The integration of gene annotations and omics (e.g., genomics, proteomics, metabolomics) data can provide important insights into noisy and incomplete biological data. Such data is often also on a scale presents computational challenges to many traditional algorithms. This project exploits Foretell, a local search algorithm originally created to accelerate solvers on large constraint satisfaction problems. Here Foretell is used to detect complex relationships among genes in context-specific protein-protein interaction (PPI) networks, with guidance from human experts. This is a novel, and potentially transformative, approach to provide new insights into the molecular and cellular mechanisms of fundamental biological processes. This flexible, innovative project is ideal for noisy, incomplete genomic data. It uses repeated local search guided by empirical biological knowledge to explore large weighted graphs under human direction. It provides users with meaningful feedback to reformulate their search for complex relationships among genes in context-specific PPI networks, and to devise new weight schemes to find them. Expected outcomes include a knowledge base of recurring clusters in Saccharomyces cerevisiae and the weight schemes used to detect them, a more flexible algorithm that detects and tabulates cluster features and provides meaningful feedback to the user, and a tool whose output suggests additional biological experiments. This project addresses, both in its design and its implementation, important questions in the discovery and application of computational approaches to biological networks.

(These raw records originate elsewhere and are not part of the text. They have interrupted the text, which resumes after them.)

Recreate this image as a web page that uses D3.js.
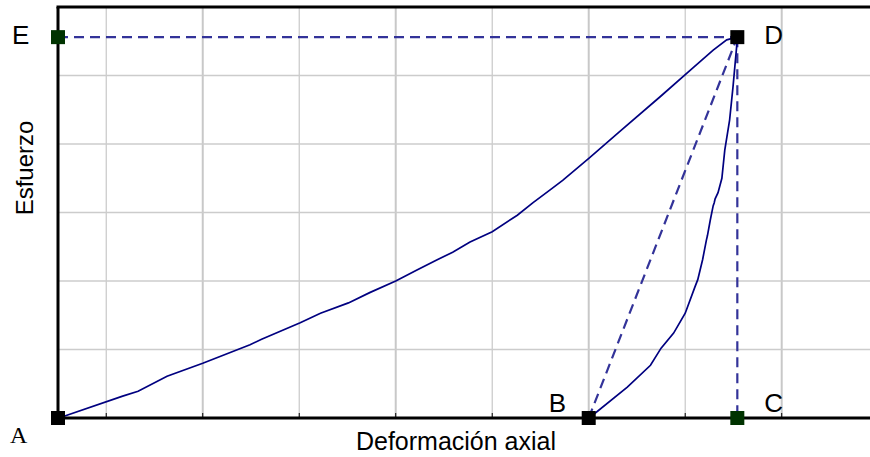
<!DOCTYPE html>
<html>
<head>
<meta charset="utf-8">
<script src="https://cdnjs.cloudflare.com/ajax/libs/d3/7.8.5/d3.min.js"></script>
<style>
  body { margin: 0; background: #fff; }
  svg { display: block; }
</style>
</head>
<body>
<div id="chart"></div>
<script>
// loading branch A -> D (units: x grid step = 1, y grid step = 1)
var loadX = [0, 0.07, 0.67, 0.83, 1.13, 1.50, 1.99, 2.11, 2.51, 2.72, 3.01, 3.23, 3.50, 3.72, 3.93, 4.09, 4.27, 4.50, 4.76, 4.92, 5.10, 5.23, 5.51, 5.82, 6.24, 6.58, 6.79, 6.93, 7.04];
var loadY = [0, 0.03, 0.32, 0.39, 0.61, 0.80, 1.07, 1.15, 1.39, 1.53, 1.68, 1.83, 2.00, 2.16, 2.31, 2.42, 2.57, 2.72, 2.96, 3.14, 3.33, 3.47, 3.80, 4.18, 4.69, 5.11, 5.37, 5.52, 5.56];

// unloading branch D -> B
var unloadX = [7.04, 7.035, 6.995, 6.96, 6.91, 6.88, 6.84, 6.81, 6.80, 6.79, 6.76, 6.73, 6.72, 6.68, 6.63, 6.60, 6.50, 6.38, 6.25, 6.14, 5.90, 5.54, 5.50];
var unloadY = [5.56, 5.45, 4.83, 4.35, 3.91, 3.50, 3.29, 3.20, 3.14, 3.10, 2.89, 2.66, 2.60, 2.31, 2.02, 1.91, 1.53, 1.24, 1.02, 0.77, 0.45, 0.04, 0];

// labelled points
var pointNames = ["A", "B", "C", "D", "E"];
var pointX = [0, 5.5, 7.04, 7.04, 0];
var pointY = [0, 0, 0, 5.56, 5.56];

// grid positions
var gridX = [0.5, 1.5, 2.5, 3.5, 4.5, 5.5, 6.5, 7.5];
var gridY = [1, 2, 3, 4, 5];

var xTitle = "Deformación axial";
var yTitle = "Esfuerzo";

var W = 870, H = 457;
var margin = { top: 7, right: 0, bottom: 39, left: 58 };

var svg = d3.select("#chart").append("svg")
  .attr("width", W)
  .attr("height", H);

var x = d3.scaleLinear().domain([0, 8.415]).range([margin.left, W - margin.right]);
var y = d3.scaleLinear().domain([0, 6]).range([H - margin.bottom, margin.top]);

// grid
svg.append("g").selectAll("line").data(gridX).enter().append("line")
  .attr("x1", d => x(d)).attr("x2", d => x(d))
  .attr("y1", y(6)).attr("y2", y(0))
  .attr("stroke", "#c8c8c8")
  .attr("stroke-width", (d, i) => i % 2 ? 2 : 1.2);

svg.append("g").selectAll("line").data(gridY).enter().append("line")
  .attr("x1", x(0)).attr("x2", W)
  .attr("y1", d => y(d)).attr("y2", d => y(d))
  .attr("stroke", "#cccccc")
  .attr("stroke-width", 1.3);

// small ticks on the bottom axis
svg.append("g").selectAll("line").data(gridX).enter().append("line")
  .attr("x1", d => x(d)).attr("x2", d => x(d))
  .attr("y1", y(0)).attr("y2", y(0) - 5)
  .attr("stroke", "#000")
  .attr("stroke-width", 1);

// dashed construction lines
var byName = {};
pointNames.forEach((n, i) => byName[n] = [pointX[i], pointY[i]]);
var dashed = [["E", "D"], ["D", "C"], ["B", "D"]];
svg.append("g").selectAll("line").data(dashed).enter().append("line")
  .attr("x1", d => x(byName[d[0]][0])).attr("y1", d => y(byName[d[0]][1]))
  .attr("x2", d => x(byName[d[1]][0])).attr("y2", d => y(byName[d[1]][1]))
  .attr("stroke", "#333399")
  .attr("stroke-width", 2.2)
  .attr("stroke-dasharray", "10,6");

// curves
var line = d3.line().x(d => x(d[0])).y(d => y(d[1]));
var loadPts = loadX.map((v, i) => [v, loadY[i]]);
var unloadPts = unloadX.map((v, i) => [v, unloadY[i]]);

[loadPts, unloadPts].forEach(function (pts) {
  svg.append("path")
    .datum(pts)
    .attr("d", line)
    .attr("fill", "none")
    .attr("stroke", "#000080")
    .attr("stroke-width", 1.7);
});

// frame: left, top, bottom
svg.append("line").attr("x1", x(0)).attr("x2", x(0)).attr("y1", y(6)).attr("y2", y(0))
  .attr("stroke", "#000").attr("stroke-width", 3);
svg.append("line").attr("x1", x(0) - 1.5).attr("x2", W).attr("y1", y(6)).attr("y2", y(6))
  .attr("stroke", "#000").attr("stroke-width", 3);
svg.append("line").attr("x1", x(0) - 1.5).attr("x2", W).attr("y1", y(0)).attr("y2", y(0))
  .attr("stroke", "#000").attr("stroke-width", 3);

// markers
var green = ["C", "E"];
svg.append("g").selectAll("rect").data(pointNames).enter().append("rect")
  .attr("x", (d, i) => x(pointX[i]) - 7)
  .attr("y", (d, i) => y(pointY[i]) - 7)
  .attr("width", 14).attr("height", 14)
  .attr("fill", d => green.includes(d) ? "#003300" : "#000");

// point labels
var labelOffset = { A: [-48, 25], B: [-40, -6], C: [27, -6], D: [27, 7], E: [-46, 7] };
svg.append("g").selectAll("text").data(pointNames).enter().append("text")
  .attr("x", (d, i) => x(pointX[i]) + labelOffset[d][0])
  .attr("y", (d, i) => y(pointY[i]) + labelOffset[d][1])
  .attr("font-family", d => d == "A" ? "'Liberation Serif', serif" : "'Liberation Sans', Arial, sans-serif")
  .attr("font-size", d => d == "A" ? 24 : 26)
  .attr("fill", "#000")
  .text(d => d);

// axis titles
svg.append("text")
  .attr("x", 456).attr("y", 450)
  .attr("text-anchor", "middle")
  .attr("font-family", "'Liberation Sans', Arial, sans-serif")
  .attr("font-size", 25)
  .text(xTitle);

svg.append("text")
  .attr("transform", "translate(33,168) rotate(-90)")
  .attr("text-anchor", "middle")
  .attr("font-family", "'Liberation Sans', Arial, sans-serif")
  .attr("font-size", 24)
  .text(yTitle);
</script>
</body>
</html>
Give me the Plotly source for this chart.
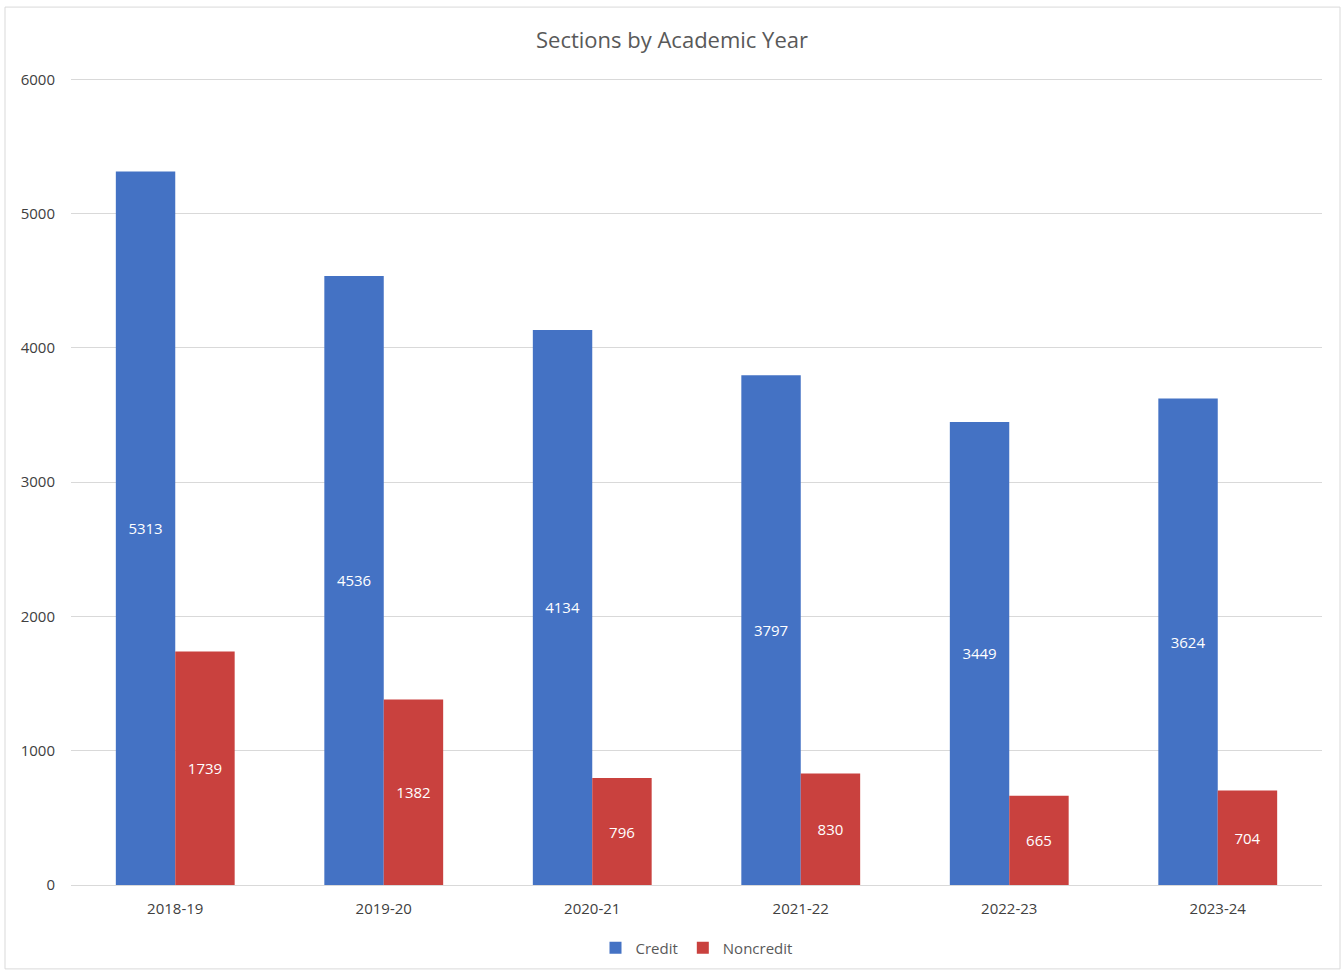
import plotly.graph_objects as go

years = ["2018-19", "2019-20", "2020-21", "2021-22", "2022-23", "2023-24"]
credit = [5313, 4536, 4134, 3797, 3449, 3624]
noncredit = [1739, 1382, 796, 830, 665, 704]

W, H = 1344, 975
L, R, T, B = 71, 22, 78, 89
pw, ph = W - L - R, H - T - B

def px_x(p):
    return (p - L) / pw

def px_y(p):
    return (H - B - p) / ph

fig = go.Figure()
fig.add_trace(go.Bar(
    name="Credit", x=years, y=credit, marker_color="#4472C4",
    marker_line_width=0,
    text=[str(v) for v in credit], textposition="inside",
    insidetextanchor="middle",
    textfont=dict(color="white", size=15, family="Open Sans"),
))
fig.add_trace(go.Bar(
    name="Noncredit", x=years, y=noncredit, marker_color="#C9413E",
    marker_line_width=0,
    text=[str(v) for v in noncredit], textposition="inside",
    insidetextanchor="middle",
    textfont=dict(color="white", size=15, family="Open Sans"),
))

fig.update_layout(
    width=W, height=H,
    margin=dict(l=L, r=R, t=T, b=B),
    paper_bgcolor="white", plot_bgcolor="white",
    barmode="group", bargap=0.43, bargroupgap=0,
    font=dict(family="Open Sans", color="#404040", size=15),
    title=dict(text="Sections by Academic Year", x=0.5, xanchor="center",
               y=1 - 40 / H, yanchor="middle",
               font=dict(size=22, color="#595959", family="Open Sans")),
    legend=dict(orientation="h", x=0.5, xanchor="center",
                y=px_y(948), yanchor="middle",
                font=dict(size=15, color="#595959"),
                itemwidth=30, traceorder="normal"),
    showlegend=True,
)
fig.update_xaxes(showgrid=False, showline=True, linecolor="#D9D9D9",
                 linewidth=1, ticks="", ticklabelstandoff=10,
                 tickfont=dict(size=15, color="#404040"))
fig.update_yaxes(range=[0, 6010], tickvals=[0, 1000, 2000, 3000, 4000, 5000, 6000],
                 showgrid=True,
                 gridcolor="#D9D9D9", gridwidth=1, zeroline=False,
                 showline=False, ticks="", ticklabelstandoff=15,
                 tickfont=dict(size=15, color="#404040"))

fig.add_shape(type="rect", xref="paper", yref="paper",
              x0=px_x(5), x1=px_x(1340), y0=px_y(970), y1=px_y(7),
              line=dict(color="#D9D9D9", width=1), fillcolor="rgba(0,0,0,0)",
              layer="below")

fig.write_html("out.html")
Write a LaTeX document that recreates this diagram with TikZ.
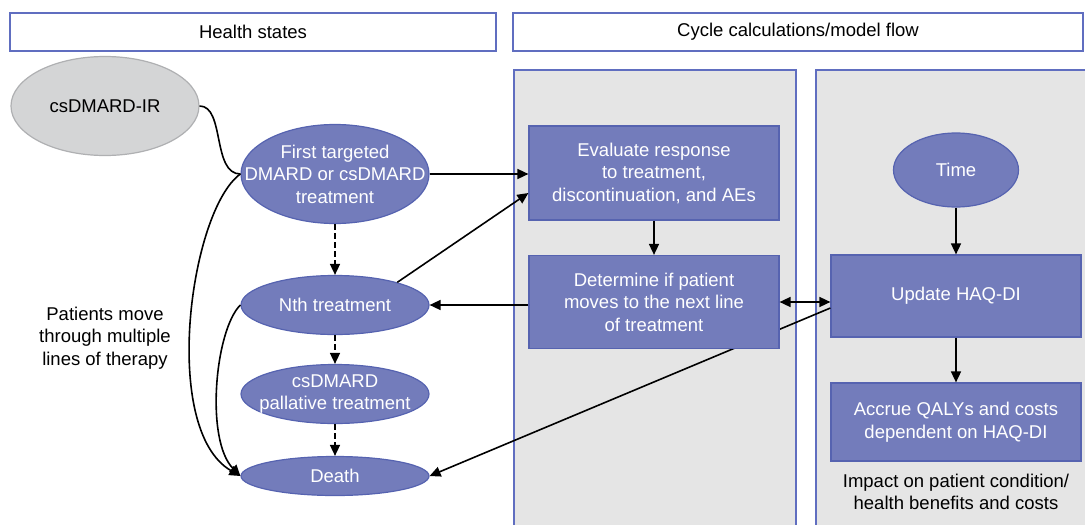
\documentclass[tikz,border=0pt]{standalone}
\usepackage{fontspec}
\setmainfont{Liberation Sans}
\usetikzlibrary{shapes.geometric,arrows.meta}

\definecolor{boxfill}{RGB}{115,124,187}
\definecolor{boxedge}{RGB}{86,99,176}
\definecolor{paneledge}{RGB}{96,110,192}
\definecolor{panelgray}{RGB}{229,229,229}
\definecolor{irfill}{RGB}{212,213,214}
\definecolor{iredge}{RGB}{175,176,178}

\begin{document}
\begin{tikzpicture}[x=1pt, y=-1pt, font=\fontsize{18.5}{22.5}\selectfont,
  >={Triangle[length=11pt,width=10pt]},
  head/.style={draw=paneledge, line width=1.5pt, fill=white, minimum height=38},
  panel/.style={draw=paneledge, line width=1.5pt, fill=panelgray, anchor=north west, minimum height=470},
  state/.style={ellipse, draw=boxedge, line width=1.2pt, fill=boxfill, text=white, align=center, inner xsep=-40pt, inner ysep=0pt, minimum width=188},
  proc/.style={draw=boxedge, line width=1.2pt, fill=boxfill, text=white, align=center, minimum width=250},
  flow/.style={->, line width=1.6pt},
  dflow/.style={flow, dash pattern=on 6pt off 3pt}]
	\useasboundingbox (0,0) rectangle (1085,525);

	% columns
	\node[head, minimum width=486] (hs) at (253,32) {Health states};
	\node[head, minimum width=570] (cyc) at (798,32) {Cycle calculations/model flow};
	\node[panel, minimum width=282] (lpanel) at (513,69) {};
	\node[panel, minimum width=285] (rpanel) at (815,69) {};

	% health states
	\node[state, draw=iredge, fill=irfill, text=black, minimum height=99] (ir) at (105,106) {csDMARD-IR};
	\node[state, minimum height=99] (first) at (335,174) {First targeted\\DMARD or csDMARD\\treatment};
	\node[state, minimum height=59] (nth) at (335,305) {Nth treatment};
	\node[state, minimum height=59] (pall) at (335,394) {csDMARD\\pallative treatment};
	\node[state, minimum height=39] (death) at (335,476) {Death};
	\node[align=center] (moves) at (105,338) {Patients move\\through multiple\\lines of therapy};

	% model flow
	\node[proc, minimum height=94] (eval) at (654,173) {Evaluate response\\to treatment,\\discontinuation, and AEs};
	\node[state, minimum width=125, minimum height=74] (time) at (956,170) {Time};
	\node[proc, minimum height=82] (upd) at (956,296) {Update HAQ-DI};
	\node[proc, minimum height=78] (accr) at (956,422) {Accrue QALYs and costs\\dependent on HAQ-DI};
	\node[align=center] (impact) at (956,492) {Impact on patient condition/\\health benefits and costs};

	\draw[flow] ([yshift=-12pt]upd.west) -- (death.east);
	\node[proc, minimum height=93] (det) at (654,302) {Determine if patient\\moves to the next line\\of treatment};

	\draw[line width=1.6pt] (ir.east) .. controls (225,106) and (212,174) .. (first.west);
	\draw[flow] (first.east) -- (first.east -| eval.west);
	\draw[flow] (nth.20) -- ([yshift=-20pt]eval.west);
	\draw[dflow] (first.south) -- (nth.north);
	\draw[dflow] (nth.south) -- (pall.north);
	\draw[dflow] (pall.south) -- (death.north);
	\draw[flow] (first.west) .. controls (190,210) and (160,430) .. (death.west);
	\draw[flow] (nth.west) .. controls (215,330) and (205,440) .. (death.west);
	\draw[flow] (det.west |- nth.east) -- (nth.east);
	\draw[flow] (eval.south) -- (det.north);
	\draw[flow, <->] (det.east) -- (det.east -| upd.west);
	\draw[flow] (time.south) -- (upd.north);
	\draw[flow] (upd.south) -- (accr.north);
\end{tikzpicture}
\end{document}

Knowledge derived from this project will be broadly applicable and well promulgated through publication and through a web site. The resultant knowledge base will support other researchers? detection of combinations of interacting genes and the interpretation of their results. While it advances discovery and understanding, this project will support interdisciplinary collaboration, disseminate its results broadly, and promote research by students in a predominantly female, minority-serving institution.
This project has developed innovative computational methods to deal with noisy, incomplete, and biased genomic data. It addresses, both in its design and its implementation, important questions in the discovery and application of computational approaches to biological networks. This project helps biological researchers find complex relationships among genes in data that describes interactions between pairs of proteins. It has produced a knowledge base of clusters, sets of genes that interact, along with the weight schemes used to detect them. This project has revised a cluster-detection algorithm for flexibility and transparency. The algorithm now tabulates cluster features and provides meaningful feedback to the user, so that it is now a tool that suggests additional biological experiments. This project has also created a case-base meta-learning algorithm to integrate multiple predictions. Knowledge derived from this project is broadly applicable and has been well promulgated through a web site and through publication in both bioinformatics and computer science. The resultant knowledge base will support other researchers’ detection of combinations of interacting genes and the interpretation of their results. While it advances discovery and understanding, this project has also supported interdisciplinary collaboration, disseminated its results broadly, and promoted research by students in a predominantly female, minority-serving institution.